Set problem: Copy every line of the entries that includes the word "this".

::::::::

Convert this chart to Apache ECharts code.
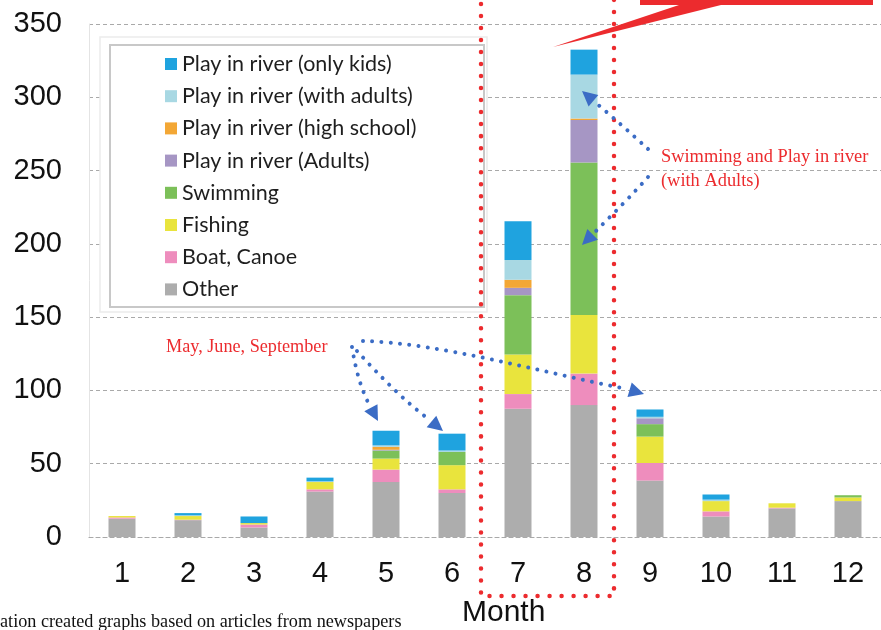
<!DOCTYPE html>
<html>
<head>
<meta charset="utf-8">
<script src="https://cdn.jsdelivr.net/npm/echarts@6/dist/echarts.min.js"></script>
<style>
  html, body { margin: 0; padding: 0; background: #fff; }
  #chart { width: 881px; height: 630px; }
</style>
</head>
<body>
<div id="chart"></div>
<script>
// months on the x axis
const months = ['1', '2', '3', '4', '5', '6', '7', '8', '9', '10', '11', '12']

// stacked values, bottom to top
const other      = [12.5, 11.5, 6.5, 31, 37.5, 30, 87.5, 90, 38.5, 14, 19.5, 24.5]
const boatCanoe  = [0.8, 0.3, 2, 1.5, 8.5, 2.5, 10, 21.5, 12, 3.5, 0.5, 0]
const fishing    = [1, 2.5, 1, 5, 7.5, 16.5, 27, 40, 18, 7, 3, 2.5]
const swimming   = [0, 0, 0, 0, 5.5, 9, 40.5, 104, 8.5, 0, 0, 1.5]
const adults     = [0, 0, 0, 0, 0.5, 0, 5, 29, 4, 0, 0, 0]
const highSchool = [0, 0, 0, 0, 2, 0, 5.5, 1, 0, 0, 0, 0]
const withAdults = [0, 0.5, 0, 0.5, 1, 1, 13.5, 30, 1, 1, 0, 0]
const onlyKids   = [0, 1.5, 4.5, 2.5, 10, 11.5, 26.5, 17, 5, 3.5, 0, 0]

const yTicks = [0, 50, 100, 150, 200, 250, 300, 350]

const seriesDefs = [
  { name: 'Other', data: other, color: '#adadad' },
  { name: 'Boat, Canoe', data: boatCanoe, color: '#ee8dbd' },
  { name: 'Fishing', data: fishing, color: '#e9e43d' },
  { name: 'Swimming', data: swimming, color: '#7cc059' },
  { name: 'Play in river (Adults)', data: adults, color: '#a696c4' },
  { name: 'Play in river (high school)', data: highSchool, color: '#f3a735' },
  { name: 'Play in river (with adults)', data: withAdults, color: '#a8d8e3' },
  { name: 'Play in river (only kids)', data: onlyKids, color: '#1fa3df' }
]

const BLUE = '#3b6cc5'
const RED = '#ec2b2e'

// triangle arrow head pointing at tip, coming from (fx, fy)
const arrowHead = (tx, ty, fx, fy, len = 15, half = 7.5) => {
  const dx = tx - fx, dy = ty - fy
  const d = Math.sqrt(dx * dx + dy * dy)
  const ux = dx / d, uy = dy / d
  const bx = tx - ux * len, by = ty - uy * len
  return {
    type: 'polygon', z: 20,
    shape: { points: [[tx, ty], [bx - uy * half, by + ux * half], [bx + uy * half, by - ux * half]] },
    style: { fill: BLUE }
  }
}

const dottedCurve = (x1, y1, c1x, c1y, c2x, c2y, x2, y2) => ({
  type: 'bezierCurve', z: 20,
  shape: { x1, y1, cpx1: c1x, cpy1: c1y, cpx2: c2x, cpy2: c2y, x2, y2 },
  style: { stroke: BLUE, lineWidth: 4, lineDash: [0.01, 9.3], lineCap: 'round', fill: null }
})

const chart = echarts.init(document.getElementById('chart'))

chart.setOption({
  animation: false,
  backgroundColor: '#fff',
  grid: { left: 89, right: 0, top: 24, bottom: 93 },
  legend: {
    data: seriesDefs.map(s => s.name).reverse(),
    orient: 'vertical',
    left: 160,
    top: 48,
    itemWidth: 12,
    itemHeight: 12,
    itemGap: 10.2,
    icon: 'rect',
    z: 6,
    textStyle: { fontFamily: 'Lato', fontSize: 21.5, color: '#1e1e1e', lineHeight: 22 }
  },
  xAxis: {
    type: 'category',
    data: months,
    axisTick: { show: false },
    axisLine: { lineStyle: { color: '#a9a9a9', type: [4, 3], width: 1.2 } },
    axisLabel: { fontFamily: 'Liberation Sans', fontSize: 29, color: '#111', margin: 22 }
  },
  yAxis: {
    type: 'value',
    min: 0,
    max: yTicks[yTicks.length - 1],
    interval: 50,
    axisLine: { show: true, lineStyle: { color: '#e4e4e4' } },
    axisTick: { show: false },
    axisLabel: { fontFamily: 'Liberation Sans', fontSize: 29, color: '#111', margin: 27 },
    splitLine: { lineStyle: { color: '#a9a9a9', type: [4, 3], width: 1.2 } }
  },
  series: seriesDefs.map(s => ({
    name: s.name,
    type: 'bar',
    stack: 'total',
    barWidth: 27,
    data: s.data,
    itemStyle: { color: s.color }
  })),
  graphic: [
    // legend frame
    { type: 'rect', z: 3, shape: { x: 100, y: 37, width: 387, height: 275 },
      style: { fill: '#fff', stroke: '#ececec', lineWidth: 1.5 } },
    { type: 'rect', z: 3, shape: { x: 110, y: 45, width: 374, height: 262 },
      style: { fill: '#fff', stroke: '#c8c8c8', lineWidth: 2 } },

    // red dotted box around July and August
    { type: 'polyline', z: 18,
      shape: { points: [[481, -8], [481, 596], [614, 596], [614, -8]] },
      style: { stroke: RED, lineWidth: 4.5, lineDash: [0.01, 12], lineCap: 'round', fill: null } },

    // red callout at the top
    { type: 'polygon', z: 18,
      shape: { points: [[640, 0], [873, 0], [873, 5], [721, 5], [553, 47], [679, 5], [640, 5]] },
      style: { fill: RED } },

    // blue dotted arrows (left group)
    dottedCurve(352, 347, 356, 372, 362, 392, 371, 408),
    arrowHead(378, 421, 371, 408),
    dottedCurve(357, 351, 378, 374, 405, 402, 430, 420),
    arrowHead(443, 431, 431, 421),
    dottedCurve(363, 341, 440, 343, 540, 372, 627, 389),
    arrowHead(644, 394, 627, 389),

    // blue dotted arrows (right group)
    dottedCurve(648, 149, 635, 137, 615, 119, 596, 103),
    arrowHead(582, 91, 595, 102),
    dottedCurve(648, 177, 635, 192, 612, 215, 594, 233),
    arrowHead(582, 245, 593, 234),

    // annotation texts
    { type: 'text', z: 20, left: 166, top: 338,
      style: { text: 'May, June, September', font: '18.2px "Liberation Serif"', fill: RED } },
    { type: 'text', z: 20, left: 661, top: 145,
      style: { text: 'Swimming and Play in river\n(with Adults)', font: '18.4px "Liberation Serif"', fill: RED, lineHeight: 24 } },

    // axis title and source note
    { type: 'text', z: 20, left: 462, top: 598,
      style: { text: 'Month', font: '30px "Liberation Sans"', fill: '#111' } },
    { type: 'text', z: 20, left: 0, top: 613,
      style: { text: 'ation created graphs based on articles from newspapers', font: '18.2px "Liberation Serif"', fill: '#111' } }
  ]
})
</script>
</body>
</html>
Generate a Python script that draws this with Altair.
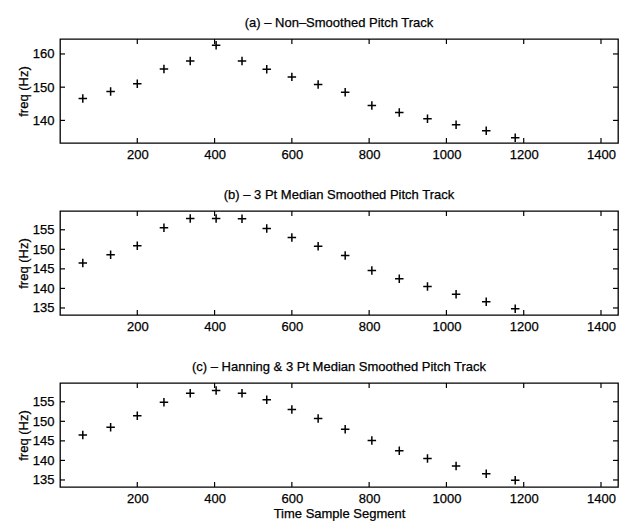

::::::::

Exercise result:
Convert this chart to Apache ECharts code.
Generate a Python script that draws this with Altair.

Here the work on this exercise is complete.